Montag 17.06.19, 15:51 Uhr
Sozialberatung Ruhr:

„Hartz-IV-EmpfängerInnen erhalten in Bochum zu wenig Geld für die Miete“


Die Sozialberatung Ruhr schreibt: »Hartz-IV-Empfänger erhalten auf der einen Seite einen Grundbetrag und auf der anderen Seite die Kosten für Unterkunft und Heizung. § 22 SGB II sagt dazu: „Bedarfe für Unterkunft und Heizung werden in Höhe der tatsächlichen Aufwendungen anerkannt, soweit diese angemessen sind.“ Es stellt sich insofern die Frage, ob die konkret im Einzelfall gezahlte Miete noch angemessen ist. Um dies bestimmen zu können, müssen die jeweiligen Jobcenter und hier sind es im Regelfall die dahinter stehenden Kommunen ein sog. schlüssiges Konzept entwickeln. Es stellt sich also in jeder Gemeinde die Frage, ob die zugrunde gelegten Beträge korrekt ermittelt worden sind. Für die Stadt Bochum hat das Sozialgericht Dortmund (mal wieder) entschieden, dass dies nicht der Fall ist.

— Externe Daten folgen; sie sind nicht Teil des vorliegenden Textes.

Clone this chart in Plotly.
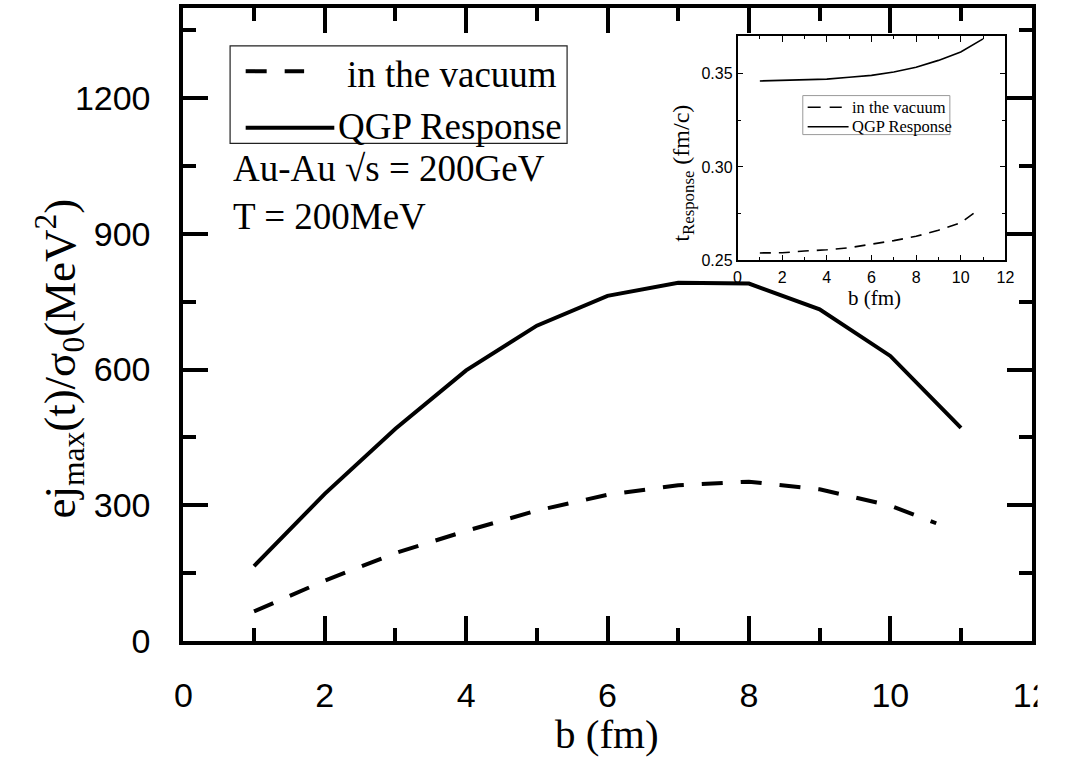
import plotly.graph_objects as go

# ---------------- data ----------------
b_main = [1, 2, 3, 4, 5, 6, 7, 8, 9, 10, 11]
qgp_main = [165, 325, 469, 598, 697, 763, 792, 790, 733, 630, 471]
b_vac_main = [1, 2, 3, 4, 5, 6, 7, 8, 9, 10, 10.65]
vac_main = [65, 133, 194, 243, 288, 323, 344, 352, 335, 299, 260]

b_inset = [1, 2, 3, 4, 5, 6, 7, 8, 9, 10, 11]
qgp_inset = [0.346, 0.3462, 0.3466, 0.347, 0.348, 0.349, 0.3508, 0.3533, 0.357, 0.3615, 0.3685]
b_vac_inset = [1, 2, 3, 4, 5, 6, 7, 8, 9, 10, 10.78]
vac_inset = [0.254, 0.2541, 0.255, 0.2557, 0.2568, 0.2585, 0.2606, 0.2629, 0.2661, 0.2701, 0.277]

legend_labels = ["in the vacuum", "QGP Response"]
main_xlabel = "b (fm)"
main_ylabel = "ej<sub>max</sub>(t)/σ<sub>0</sub>(MeV<sup>2</sup>)"
inset_xlabel = "b (fm)"
inset_ylabel = "t<sub>Response</sub> (fm/c)"
note1 = "Au-Au √s = 200GeV"
note2 = "T = 200MeV"

W, H = 1076, 771
def px(x):
    return x / W
def py(y):
    return 1 - y / H

SERIF = "Liberation Serif, Times New Roman, serif"
SANS = "Liberation Sans, Arial, sans-serif"

fig = go.Figure()
fig.add_trace(go.Scatter(x=b_main, y=qgp_main, mode="lines", name=legend_labels[1],
                         line=dict(color="black", width=4), xaxis="x", yaxis="y", showlegend=False))
fig.add_trace(go.Scatter(x=b_vac_main, y=vac_main, mode="lines", name=legend_labels[0],
                         line=dict(color="black", width=4, dash="21px,18px"), xaxis="x", yaxis="y", showlegend=False))
fig.add_trace(go.Scatter(x=b_inset, y=qgp_inset, mode="lines", name=legend_labels[1],
                         line=dict(color="black", width=1.6), xaxis="x2", yaxis="y2", showlegend=False))
fig.add_trace(go.Scatter(x=b_vac_inset, y=vac_inset, mode="lines", name=legend_labels[0],
                         line=dict(color="black", width=1.6, dash="11px,8px"), xaxis="x2", yaxis="y2", showlegend=False))

main_ax = dict(showgrid=False, zeroline=False, showline=True, linecolor="black", linewidth=4,
               mirror="ticks", ticks="inside", ticklen=25, tickwidth=3.5, tickcolor="black",
               tickfont=dict(family=SANS, size=34, color="black"))
inset_ax = dict(showgrid=False, zeroline=False, showline=True, linecolor="black", linewidth=1.5,
                mirror="ticks", ticks="inside", ticklen=6, tickwidth=1.3, tickcolor="black",
                tickfont=dict(family=SANS, size=16, color="black"))

fig.update_layout(
    width=W, height=H, autosize=False,
    margin=dict(l=0, r=0, t=0, b=0),
    paper_bgcolor="white", plot_bgcolor="rgba(0,0,0,0)",
    xaxis=dict(main_ax, domain=[px(179), px(1050)], range=[0, 12], tickmode="linear", tick0=0, dtick=2,
               anchor="y", ticklabelstandoff=21,
               minor=dict(tick0=0, dtick=1, ticks="inside", ticklen=13, tickwidth=3.5, tickcolor="black")),
    yaxis=dict(main_ax, domain=[py(657), py(8)], range=[0, 1400], tickmode="linear", tick0=0, dtick=300,
               anchor="x", ticklabelstandoff=22,
               minor=dict(tick0=0, dtick=150, ticks="inside", ticklen=13, tickwidth=3.5, tickcolor="black")),
    xaxis2=dict(inset_ax, domain=[px(748), px(1023)], range=[0, 12], tickmode="linear", tick0=0, dtick=2,
                anchor="y2", ticklabelstandoff=2,
                minor=dict(tick0=0, dtick=1, ticks="inside", ticklen=3.5, tickwidth=1.3, tickcolor="black")),
    yaxis2=dict(inset_ax, domain=[py(267), py(37)], range=[0.25, 0.37], tickmode="linear", tick0=0.25, dtick=0.05,
                tickformat=".2f", anchor="x2", ticklabelstandoff=0,
                minor=dict(tick0=0.25, dtick=0.025, ticks="inside", ticklen=3.5, tickwidth=1.3, tickcolor="black")),
)

shapes = [
    # main legend
    dict(type="rect", xref="paper", yref="paper", x0=px(227), x1=px(573), y0=py(147), y1=py(47),
         line=dict(color="#222", width=1.2), fillcolor="rgba(0,0,0,0)"),
    dict(type="line", xref="paper", yref="paper", x0=px(243), x1=px(303), y0=py(73), y1=py(73),
         line=dict(color="black", width=4, dash="21px,18px")),
    dict(type="line", xref="paper", yref="paper", x0=px(243), x1=px(334), y0=py(131), y1=py(131),
         line=dict(color="black", width=4)),
    # inset legend
    dict(type="rect", xref="paper", yref="paper", x0=px(815), x1=px(966), y0=py(138), y1=py(98),
         line=dict(color="#9a9a9a", width=1), fillcolor="rgba(0,0,0,0)"),
    dict(type="line", xref="paper", yref="paper", x0=px(820), x1=px(855), y0=py(110), y1=py(110),
         line=dict(color="black", width=1.5, dash="13px,9px")),
    dict(type="line", xref="paper", yref="paper", x0=px(820), x1=px(862), y0=py(130), y1=py(130),
         line=dict(color="black", width=1.5)),
    # crop of the right edge like the reference
    dict(type="rect", xref="paper", yref="paper", x0=px(1056), x1=1, y0=py(735), y1=py(664),
         line=dict(width=0), fillcolor="white", layer="above"),
]

def ann(text, x, y, size, xanchor="left", angle=0, family=SERIF):
    return dict(text=text, x=px(x), y=py(y), xref="paper", yref="paper", showarrow=False,
                xanchor=xanchor, yanchor="middle", textangle=angle,
                font=dict(family=family, size=size, color="black"))

annotations = [
    ann(legend_labels[0], 345, 76, 37),
    ann(legend_labels[1], 336, 130, 37),
    ann(note1, 228, 173, 37),
    ann(note2, 228, 222, 37),
    ann(legend_labels[0], 863, 110, 16.5),
    ann(legend_labels[1], 863, 130, 16.5),
    ann(main_xlabel, 614, 753, 41, xanchor="center"),
    ann(main_ylabel, 52, 368, 45, xanchor="center", angle=-90),
    ann(inset_xlabel, 889, 306, 21, xanchor="center"),
    ann(inset_ylabel, 692, 177, 24, xanchor="center", angle=-90),
]

fig.update_layout(shapes=shapes, annotations=annotations)
fig.write_html("out.html")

Unter dem 10.04.2019 hat das Sozialgericht Dortmund zum Aktenzeichen S 37 AS 5432/15 (also nach vier Jahren) entschieden: „Der Beklagte (das Jobcenter Bochum) verfügt über kein schlüssiges Konzept zur Ermittlung der abstrakt angemessenen Referenzmiete“ (Seite 5 dritter Absatz erster Satz). Bereits früher hatten diverse Gerichte u. a. das Landessozialgericht NRW das Jobcenter bzw. die Stadt Bochum darauf hingewiesen, dass sie nicht über ein schlüssiges Konzept zur Ermittlung der gerade noch angemessenen Miete verfügt. Standardmäßig lautete die Antwort dann immer, dies sei zwar für die alten Konzepte zutreffend, für das aktuelle allerdings nicht. Dieses sei korrekt und entspräche der Rechtsprechung des Bundessozialgerichts. Sollte dann endlich ein Verfahren über dieses Konzept erfolgen, ist es dann auch nicht rechtmäßig.

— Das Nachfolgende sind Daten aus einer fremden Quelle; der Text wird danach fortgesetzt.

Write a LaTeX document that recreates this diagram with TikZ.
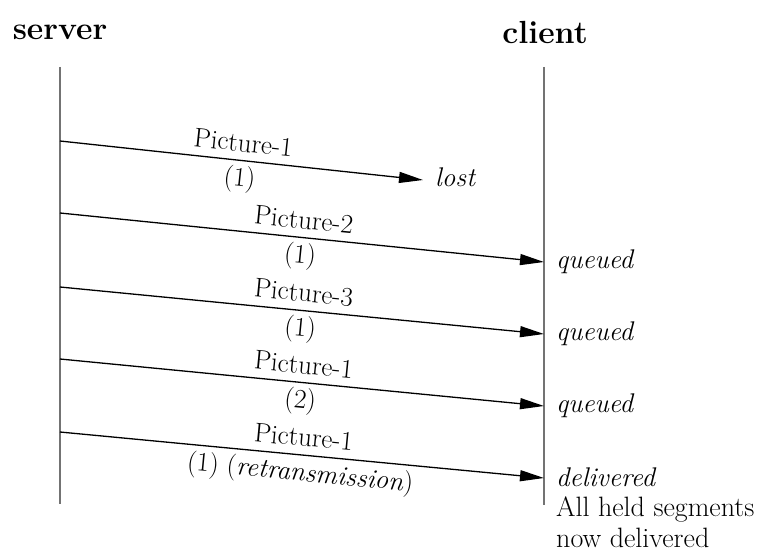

Dass dieses System Methode hat dürfte nicht weiter verblüffen. Insgesamt betrug die Differenz zwischen anerkannten und tatsächlichen Kosten der Unterkunft im Jahre 2015 € 52,9 Mio., im Jahre 2016 € 50,1 Mio. und im Jahr 2017 € 52,2 Mio.. Für das Jahr 2018 liegen einzelne Monatszahlen vor und diese ergeben für Januar 2018 € 53,8 Mio. und für den August 2018 € 50,7 Mio.. Insgesamt beziffert Prof. Sell die Unterdeckung bei den Wohnkosten mit € 627 Mio.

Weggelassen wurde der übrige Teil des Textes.